Re CeMar
Quote:

The whole purpose of sex is to GIVE love not necessarily receive it.



Cemar, some people can give for a while but most people quit or greatly reduce giving when they don't get much out of the event.

whole purpose of sex is to GIVE love That is a Santa Clause mentality to some people. People give to get something they want most of the time.

I can give to the hurricane victums because it does not happen everyday and the need is so great it makes giving easy. But on a daily basis I think the givers need have to play a big part in why and what they give.

Maybe I am too much into economic models. If spouses don't want what we have to offer or do not value what we bring to a R, I suppose they are not motivated to give us what we want.

How much does your W value a sexual connection with you? What do you have or provide that she thinks is worthwile? What is the exchange rate? (make believe you and her are using different currencies and the exact same product has a different value in each currencies.)

An example of different values.
My son likes to bicycle race but dislikes TV. He will pay $400 for a headlamp so he can ride at night but won't pay more than $100 for a TV.

BB would not pay more than $5 for a flashlight but did pay $1,500 for a TV.

Do you think I could ever get them to agree on a flashlight and a TV if they went shopping together. No way. I would never try to.

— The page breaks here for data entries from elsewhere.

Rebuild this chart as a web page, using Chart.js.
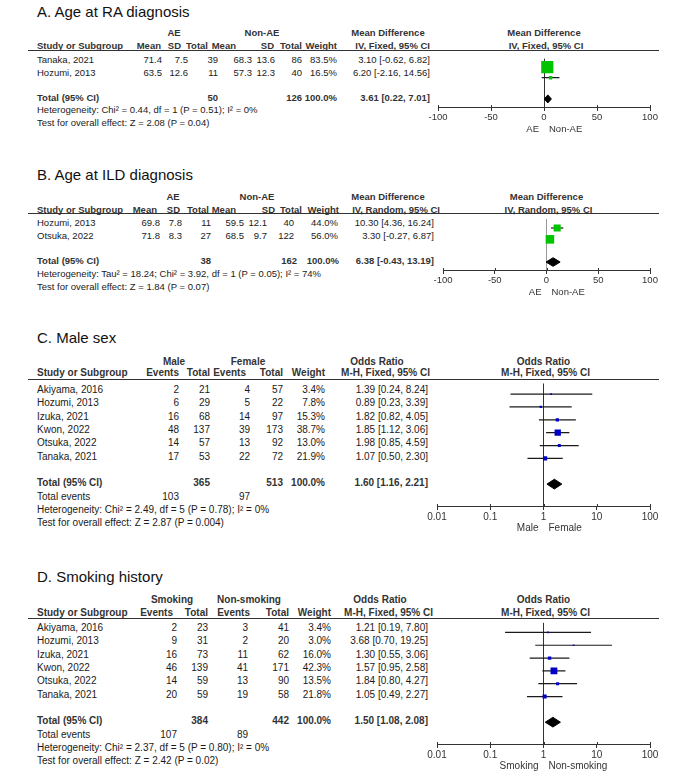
<!DOCTYPE html>
<html>
<head>
<meta charset="utf-8">
<script src="https://cdn.jsdelivr.net/npm/chart.js@4"></script>
<style>
  body { margin: 0; background: #fff; }
  #fig { position: relative; width: 685px; height: 778px; overflow: hidden; background: #fff; }
  .t { position: absolute; font: 10px/12px 'Liberation Sans', Arial, sans-serif; color: #1a1a1a; white-space: nowrap; }
  .b { font-weight: bold; color: #333; }
  .ttl { font-size: 15px !important; line-height: 18px; color: #111; }
  .rule { position: absolute; height: 1px; background: #333; }
  canvas { position: absolute; }
</style>
</head>
<body>
<div id="fig"></div>
<script>
// ---- data ----
// A. Age at RA diagnosis
const aStudy = ['Tanaka, 2021', 'Hozumi, 2013'];
const aMean1 = [71.4, 63.5], aSd1 = [7.5, 12.6], aN1 = [39, 11];
const aMean2 = [68.3, 57.3], aSd2 = [13.6, 12.3], aN2 = [86, 40];
const aWeight = [83.5, 16.5];
const aMD = [3.10, 6.20], aLo = [-0.62, -2.16], aHi = [6.82, 14.56];
const aTotalN = [50, 126], aTotalCI = [3.61, 0.22, 7.01];
const aHet = 'Heterogeneity: Chi² = 0.44, df = 1 (P = 0.51); I² = 0%';
const aTest = 'Test for overall effect: Z = 2.08 (P = 0.04)';

// B. Age at ILD diagnosis
const bStudy = ['Hozumi, 2013', 'Otsuka, 2022'];
const bMean1 = [69.8, 71.8], bSd1 = [7.8, 8.3], bN1 = [11, 27];
const bMean2 = [59.5, 68.5], bSd2 = [12.1, 9.7], bN2 = [40, 122];
const bWeight = [44.0, 56.0];
const bMD = [10.30, 3.30], bLo = [4.36, -0.27], bHi = [16.24, 6.87];
const bTotalN = [38, 162], bTotalCI = [6.38, -0.43, 13.19];
const bHet = 'Heterogeneity: Tau² = 18.24; Chi² = 3.92, df = 1 (P = 0.05); I² = 74%';
const bTest = 'Test for overall effect: Z = 1.84 (P = 0.07)';

// C. Male sex
const cStudy = ['Akiyama, 2016', 'Hozumi, 2013', 'Izuka, 2021', 'Kwon, 2022', 'Otsuka, 2022', 'Tanaka, 2021'];
const cEv1 = [2, 6, 16, 48, 14, 17], cN1 = [21, 29, 68, 137, 57, 53];
const cEv2 = [4, 5, 14, 39, 13, 22], cN2 = [57, 22, 97, 173, 92, 72];
const cWeight = [3.4, 7.8, 15.3, 38.7, 13.0, 21.9];
const cOR = [1.39, 0.89, 1.82, 1.85, 1.98, 1.07];
const cLo = [0.24, 0.23, 0.82, 1.12, 0.85, 0.50];
const cHi = [8.24, 3.39, 4.05, 3.06, 4.59, 2.30];
const cTotalN = [365, 513], cTotalEv = [103, 97], cTotalCI = [1.60, 1.16, 2.21];
const cHet = 'Heterogeneity: Chi² = 2.49, df = 5 (P = 0.78); I² = 0%';
const cTest = 'Test for overall effect: Z = 2.87 (P = 0.004)';

// D. Smoking history
const dStudy = ['Akiyama, 2016', 'Hozumi, 2013', 'Izuka, 2021', 'Kwon, 2022', 'Otsuka, 2022', 'Tanaka, 2021'];
const dEv1 = [2, 9, 16, 46, 14, 20], dN1 = [23, 31, 73, 139, 59, 59];
const dEv2 = [3, 2, 11, 41, 13, 19], dN2 = [41, 20, 62, 171, 90, 58];
const dWeight = [3.4, 3.0, 16.0, 42.3, 13.5, 21.8];
const dOR = [1.21, 3.68, 1.30, 1.57, 1.84, 1.05];
const dLo = [0.19, 0.70, 0.55, 0.95, 0.80, 0.49];
const dHi = [7.80, 19.25, 3.06, 2.58, 4.27, 2.27];
const dTotalN = [384, 442], dTotalEv = [107, 89], dTotalCI = [1.50, 1.08, 2.08];
const dHet = 'Heterogeneity: Chi² = 2.37, df = 5 (P = 0.80); I² = 0%';
const dTest = 'Test for overall effect: Z = 2.42 (P = 0.02)';

const mdTicks = [-100, -50, 0, 50, 100];
const orTicks = [0.01, 0.1, 1, 10, 100];

// ---- helpers ----
const fig = document.getElementById('fig');
const FONT = "'Liberation Sans', Arial, sans-serif";
Chart.defaults.font.family = FONT;
Chart.defaults.color = '#333';

let fs = 10; // current panel font size (A/B were exported a bit smaller)
function put(text, x, y, align, cls) {
  const d = document.createElement('div');
  d.className = 't' + (cls ? ' ' + cls : '');
  d.textContent = text;
  d.style.fontSize = fs + 'px';
  const lh = cls === 'ttl' ? 18 : 12;
  if (align === 'r') { d.style.left = (x - 200) + 'px'; d.style.width = '200px'; d.style.textAlign = 'right'; }
  else if (align === 'c') { d.style.left = (x - 100) + 'px'; d.style.width = '200px'; d.style.textAlign = 'center'; }
  else d.style.left = x + 'px';
  d.style.top = (y - lh / 2) + 'px';
  fig.appendChild(d);
}
function rule(y) {
  const d = document.createElement('div');
  d.className = 'rule';
  d.style.left = '28px'; d.style.width = '631px'; d.style.top = y + 'px';
  fig.appendChild(d);
}
const f1 = v => v.toFixed(1);
const ci = (e, l, h) => e.toFixed(2) + ' [' + l.toFixed(2) + ', ' + h.toFixed(2) + ']';

// labels under the axis + short upper tick marks
const dirLabels = {
  id: 'dirLabels',
  afterDraw(chart, args, o) {
    const { ctx, chartArea } = chart;
    const x = chart.scales.x;
    const x0 = x.getPixelForValue(o.zero);
    ctx.save();
    ctx.font = o.size + 'px ' + FONT;
    ctx.fillStyle = '#333';
    ctx.textBaseline = 'middle';
    ctx.textAlign = 'right'; ctx.fillText(o.left, x0 - 5, chartArea.bottom + 22);
    ctx.textAlign = 'left'; ctx.fillText(o.right, x0 + 5, chartArea.bottom + 22);
    ctx.strokeStyle = '#333'; ctx.lineWidth = 1;
    x.ticks.forEach(t => {
      const px = Math.round(x.getPixelForValue(t.value)) + 0.5;
      ctx.beginPath(); ctx.moveTo(px, chartArea.bottom - 2); ctx.lineTo(px, chartArea.bottom); ctx.stroke();
    });
    ctx.restore();
  }
};

function forest(L, n, est, lo, hi, weight, total, opt) {
  const padL = 24, padR = 24, below = 32, axisH = 16;
  const axisY = L.first + (n + (opt.events ? 3 : 2)) * L.rowH - 3.5;
  const areaH = Math.round(axisY - L.line);
  const w = L.axisR - L.axisL + padL + padR, h = areaH + below;
  const cv = document.createElement('canvas');
  cv.width = w; cv.height = h;
  cv.style.left = (L.axisL - padL) + 'px'; cv.style.top = L.line + 'px';
  cv.style.width = w + 'px'; cv.style.height = h + 'px';
  fig.appendChild(cv);

  const zero = opt.log ? 1 : 0;
  const yMin = -(L.first - L.line) / L.rowH;
  const yMax = yMin + areaH / L.rowH;
  const t = n + 1, hh = 0.38;

  const datasets = [{
    data: est.map((v, i) => ({ x: v, y: i })),
    pointStyle: 'rect',
    pointRadius: weight.map(wt => (1.3 + 0.13 * wt) / (2 * Math.SQRT1_2)),
    backgroundColor: opt.color, borderWidth: 0, pointBorderWidth: 0, order: 0
  }, {
    data: [{ x: total[1], y: t }, { x: total[0], y: t - hh }, { x: total[2], y: t }, { x: total[0], y: t + hh }, { x: total[1], y: t }],
    showLine: true, fill: 'shape', backgroundColor: '#000', borderColor: '#000', borderWidth: 1, pointRadius: 0, order: 1
  }];
  est.forEach((v, i) => datasets.push({
    data: [{ x: lo[i], y: i }, { x: hi[i], y: i }],
    showLine: true, borderColor: '#1a1a1a', borderWidth: 1.2, pointRadius: 0, order: 2
  }));

  new Chart(cv, {
    type: 'scatter',
    data: { datasets },
    options: {
      responsive: false, animation: false, events: [],
      layout: { padding: { left: padL, right: padR, top: 0, bottom: below - axisH } },
      plugins: {
        legend: { display: false }, tooltip: { enabled: false },
        dirLabels: { zero, left: opt.dir[0], right: opt.dir[1], size: fs }
      },
      scales: {
        x: {
          type: opt.log ? 'logarithmic' : 'linear',
          min: opt.ticks[0], max: opt.ticks[opt.ticks.length - 1],
          afterBuildTicks: s => { s.ticks = opt.ticks.map(v => ({ value: v })); },
          afterFit: s => { s.height = axisH; },
          border: { display: true, color: '#333', width: 1 },
          grid: {
            drawOnChartArea: true, drawTicks: true, tickLength: 4, tickColor: '#333',
            color: c => (c.tick && c.tick.value === zero) ? opt.zeroColor : 'rgba(0,0,0,0)'
          },
          ticks: { autoSkip: false, maxRotation: 0, padding: 1, color: '#333', font: { size: fs }, callback: v => String(v) }
        },
        y: { type: 'linear', display: false, reverse: true, min: yMin, max: yMax }
      }
    },
    plugins: [dirLabels]
  });
}

function panel(L, p) {
  const n = p.study.length;
  const pc = (L.axisL + L.axisR) / 2;
  put(p.title, 37, L.title, 'l', 'ttl');
  p.groups.forEach(g => put(g[0], g[1], L.group, 'c', 'b'));
  put(p.plotHead[0], pc, L.group, 'c', 'b');
  put('Study or Subgroup', 37, L.header, 'l', 'b');
  p.heads.forEach(hd => put(hd[0], hd[1], L.header, 'r', 'b'));
  put(p.plotHead[1], pc + 2, L.header, 'c', 'b');
  rule(L.line);
  p.study.forEach((s, i) => {
    const y = L.first + i * L.rowH;
    put(s, 37, y);
    p.row(i).forEach((c, j) => put(c, p.valR[j], y, 'r'));
  });
  let y = L.first + (n + 1) * L.rowH;
  put('Total (95% CI)', 37, y, 'l', 'b');
  p.totals.forEach(c => put(c[0], c[1], y, 'r', 'b'));
  if (p.events) {
    y += L.rowH;
    put('Total events', 37, y);
    p.events.forEach(c => put(c[0], c[1], y, 'r'));
  }
  put(p.het, 37, y + L.rowH);
  put(p.test, 37, y + 2 * L.rowH);
}

// ---- panel A ----
fs = 9.5;
const LA = { title: 12, group: 33, header: 46, line: 50, first: 60, rowH: 12.5, axisL: 438, axisR: 650 };
const rA = [162, 188, 218, 252, 275, 302, 337, 430];
panel(LA, {
  title: 'A. Age at RA diagnosis',
  groups: [['AE', 174], ['Non-AE', 262], ['Mean Difference', 388]],
  plotHead: ['Mean Difference', 'IV, Fixed, 95% CI'],
  heads: [['Mean', 161], ['SD', 181], ['Total', 208], ['Mean', 236], ['SD', 274], ['Total', 302], ['Weight', 337], ['IV, Fixed, 95% CI', 430]],
  study: aStudy, valR: rA,
  row: i => [f1(aMean1[i]), f1(aSd1[i]), aN1[i], f1(aMean2[i]), f1(aSd2[i]), aN2[i], f1(aWeight[i]) + '%', ci(aMD[i], aLo[i], aHi[i])],
  totals: [[aTotalN[0], rA[2]], [aTotalN[1], rA[5]], ['100.0%', rA[6]], [ci(...aTotalCI), rA[7]]],
  het: aHet, test: aTest
});
forest(LA, aStudy.length, aMD, aLo, aHi, aWeight, aTotalCI,
  { ticks: mdTicks, color: '#00c400', zeroColor: '#333', dir: ['AE', 'Non-AE'] });

// ---- panel B ----
const LB = { title: 175, group: 197, header: 210, line: 213, first: 223, rowH: 12.7, axisL: 443, axisR: 650 };
const rB = [160, 182, 211, 244, 267, 294, 338, 434];
panel(LB, {
  title: 'B. Age at ILD diagnosis',
  groups: [['AE', 173], ['Non-AE', 257], ['Mean Difference', 388]],
  plotHead: ['Mean Difference', 'IV, Random, 95% CI'],
  heads: [['Mean', 157], ['SD', 180], ['Total', 209], ['Mean', 236], ['SD', 275], ['Total', 302], ['Weight', 339], ['IV, Random, 95% CI', 440]],
  study: bStudy, valR: rB,
  row: i => [f1(bMean1[i]), f1(bSd1[i]), bN1[i], f1(bMean2[i]), f1(bSd2[i]), bN2[i], f1(bWeight[i]) + '%', ci(bMD[i], bLo[i], bHi[i])],
  totals: [[bTotalN[0], rB[2]], [bTotalN[1], 297], ['100.0%', 339], [ci(...bTotalCI), rB[7]]],
  het: bHet, test: bTest
});
forest(LB, bStudy.length, bMD, bLo, bHi, bWeight, bTotalCI,
  { ticks: mdTicks, color: '#00c400', zeroColor: '#999', dir: ['AE', 'Non-AE'] });

// ---- panel C ----
fs = 10;
const LC = { title: 338, group: 362, header: 373, line: 379, first: 390, rowH: 13.33, axisL: 437, axisR: 650 };
const rC = [179, 210, 250, 283, 325, 428];
panel(LC, {
  title: 'C. Male sex',
  groups: [['Male', 174], ['Female', 248], ['Odds Ratio', 377]],
  plotHead: ['Odds Ratio', 'M-H, Fixed, 95% CI'],
  heads: [['Events', 179], ['Total', 210], ['Events', 246], ['Total', 283], ['Weight', 325], ['M-H, Fixed, 95% CI', 430]],
  study: cStudy, valR: rC,
  row: i => [cEv1[i], cN1[i], cEv2[i], cN2[i], f1(cWeight[i]) + '%', ci(cOR[i], cLo[i], cHi[i])],
  totals: [[cTotalN[0], rC[1]], [cTotalN[1], rC[3]], ['100.0%', rC[4]], [ci(...cTotalCI), rC[5]]],
  events: [[cTotalEv[0], rC[0]], [cTotalEv[1], rC[2]]],
  het: cHet, test: cTest
});
forest(LC, cStudy.length, cOR, cLo, cHi, cWeight, cTotalCI,
  { log: true, events: true, ticks: orTicks, color: '#0000c8', zeroColor: '#333', dir: ['Male', 'Female'] });

// ---- panel D ----
const LD = { title: 577, group: 600, header: 613, line: 618, first: 628, rowH: 13.33, axisL: 437, axisR: 650 };
const rD = [177, 208, 248, 289, 331, 428];
panel(LD, {
  title: 'D. Smoking history',
  groups: [['Smoking', 172], ['Non-smoking', 249], ['Odds Ratio', 380]],
  plotHead: ['Odds Ratio', 'M-H, Fixed, 95% CI'],
  heads: [['Events', 173], ['Total', 208], ['Events', 250], ['Total', 289], ['Weight', 331], ['M-H, Fixed, 95% CI', 433]],
  study: dStudy, valR: rD,
  row: i => [dEv1[i], dN1[i], dEv2[i], dN2[i], f1(dWeight[i]) + '%', ci(dOR[i], dLo[i], dHi[i])],
  totals: [[dTotalN[0], rD[1]], [dTotalN[1], rD[3]], ['100.0%', rD[4]], [ci(...dTotalCI), rD[5]]],
  events: [[dTotalEv[0], rD[0]], [dTotalEv[1], rD[2]]],
  het: dHet, test: dTest
});
forest(LD, dStudy.length, dOR, dLo, dHi, dWeight, dTotalCI,
  { log: true, events: true, ticks: orTicks, color: '#0000c8', zeroColor: '#333', dir: ['Smoking', 'Non-smoking'] });
</script>
</body>
</html>
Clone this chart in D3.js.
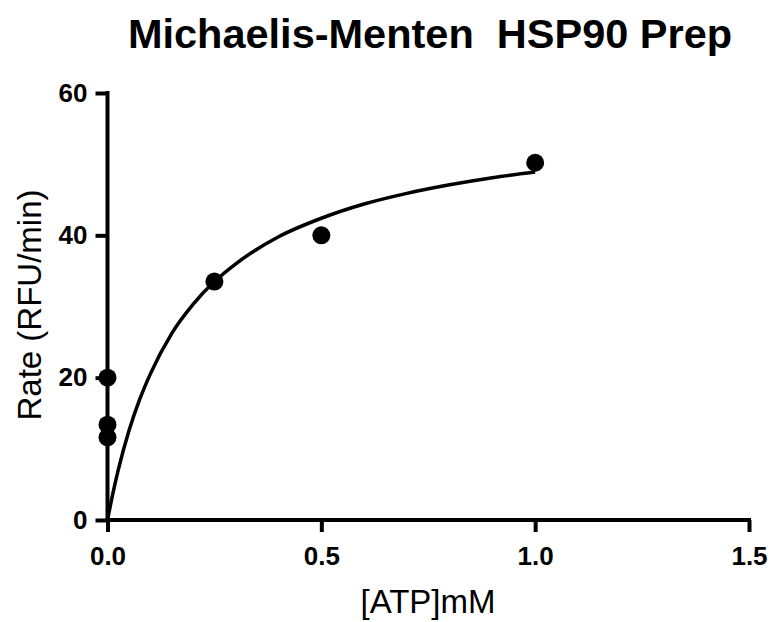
<!DOCTYPE html>
<html>
<head>
<meta charset="utf-8">
<script src="https://cdn.jsdelivr.net/npm/d3@7"></script>
<style>
  body { margin: 0; background: #fff; }
  svg { display: block; }
</style>
</head>
<body>
<div class="js-canvas"></div>
<script>
'use strict';

// measured points
const atpConc = [0, 0, 0, 0.25, 0.5, 1.0];
const rateValues = [20.0, 13.4, 11.6, 33.5, 40.0, 50.2];

// fitted curve
const fitConc = [0, 0.0125, 0.025, 0.05, 0.075, 0.1, 0.15, 0.2, 0.25, 0.3, 0.4, 0.5, 0.6, 0.7, 0.8, 0.9, 1.0];
const fitRate = [0, 3.7, 7.0, 12.5, 16.9, 20.5, 26.2, 30.3, 33.5, 36.0, 39.8, 42.4, 44.4, 45.9, 47.1, 48.1, 48.9];

const xTicks = [0, 0.5, 1.0, 1.5];
const yTicks = [0, 20, 40, 60];

const config = {
    width: 772,
    height: 622,
    margin: { top: 93, right: 23, bottom: 102, left: 107.5 }
};

const graphWidth = config.width - config.margin.left - config.margin.right;
const graphHeight = config.height - config.margin.top - config.margin.bottom;

const svg = d3.select('.js-canvas')
    .append('svg')
    .attr('width', config.width)
    .attr('height', config.height)
    .style('font-family', '"Liberation Sans", Arial, sans-serif');

const graph = svg.append('g')
    .attr('transform', `translate(${config.margin.left}, ${config.margin.top})`);

const x = d3.scaleLinear().domain([0, 1.5]).range([0, graphWidth]);
const y = d3.scaleLinear().domain([0, 60]).range([graphHeight, 0]);

// axes
const xAxis = d3.axisBottom(x)
    .tickValues(xTicks)
    .tickFormat(d3.format('.1f'))
    .tickSizeInner(12)
    .tickSizeOuter(0)
    .tickPadding(15);

const yAxis = d3.axisLeft(y)
    .tickValues(yTicks)
    .tickFormat(d3.format('d'))
    .tickSizeInner(12)
    .tickSizeOuter(0)
    .tickPadding(8);

const xAxisGroup = graph.append('g')
    .attr('transform', `translate(0, ${graphHeight})`)
    .call(xAxis);

const yAxisGroup = graph.append('g')
    .call(yAxis);

[xAxisGroup, yAxisGroup].forEach(g => {
    g.select('.domain').attr('stroke', '#000').attr('stroke-width', 4);
    g.selectAll('.tick line').attr('stroke', '#000').attr('stroke-width', 4);
    g.selectAll('.tick text')
        .attr('fill', '#000')
        .style('font-size', '26px')
        .style('font-weight', 'bold');
});
// extend the domain lines so the corners are square
xAxisGroup.select('.domain').attr('d', `M-2,0H${graphWidth + 2}`);
yAxisGroup.select('.domain').attr('d', `M0,${graphHeight + 2}V-2`);

// fitted curve
const line = d3.line()
    .x((d, i) => x(fitConc[i]))
    .y(d => y(d))
    .curve(d3.curveMonotoneX);

graph.append('path')
    .datum(fitRate)
    .attr('fill', 'none')
    .attr('stroke', '#000')
    .attr('stroke-width', 3.5)
    .attr('d', line);

// points
graph.selectAll('circle')
    .data(rateValues)
    .enter()
    .append('circle')
    .attr('cx', (d, i) => x(atpConc[i]))
    .attr('cy', d => y(d))
    .attr('r', 9)
    .attr('fill', '#000');

// labels
svg.append('text')
    .attr('x', 430)
    .attr('y', 48)
    .attr('text-anchor', 'middle')
    .style('font-size', '41.5px')
    .style('font-weight', 'bold')
    .style('white-space', 'pre')
    .text('Michaelis-Menten  HSP90 Prep');

svg.append('text')
    .attr('x', 428)
    .attr('y', 613)
    .attr('text-anchor', 'middle')
    .style('font-size', '33px')
    .text('[ATP]mM');

svg.append('text')
    .attr('transform', 'translate(41, 305) rotate(-90)')
    .attr('text-anchor', 'middle')
    .style('font-size', '33px')
    .text('Rate (RFU/min)');
</script>
</body>
</html>
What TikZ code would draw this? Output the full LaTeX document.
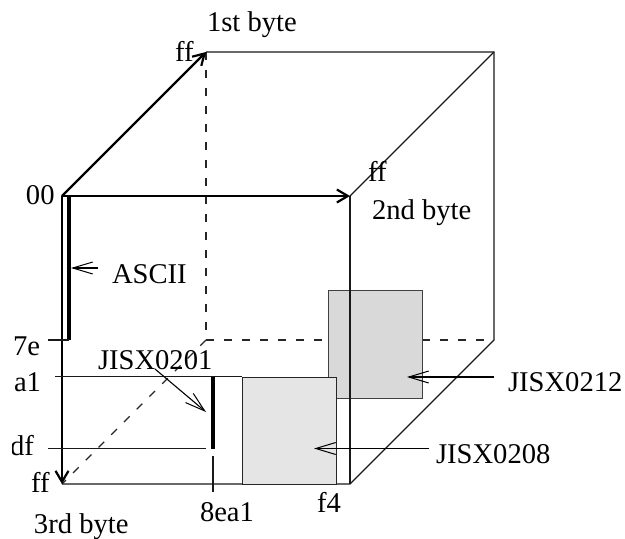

Next question for you, What would your W see as valuable enough to get her interested in sex? What would you have to withdraw from the R in order for her to see you are valuable. Something, leaving, nothing? Remember, some spouses want a partner/roommate, not a lover.

ZB's wife has her dogs and animal rescue. If ZB left alone or with the kids, would she change to get him and the kids back, cope, or even be happier? No predictions. Just used him as an example.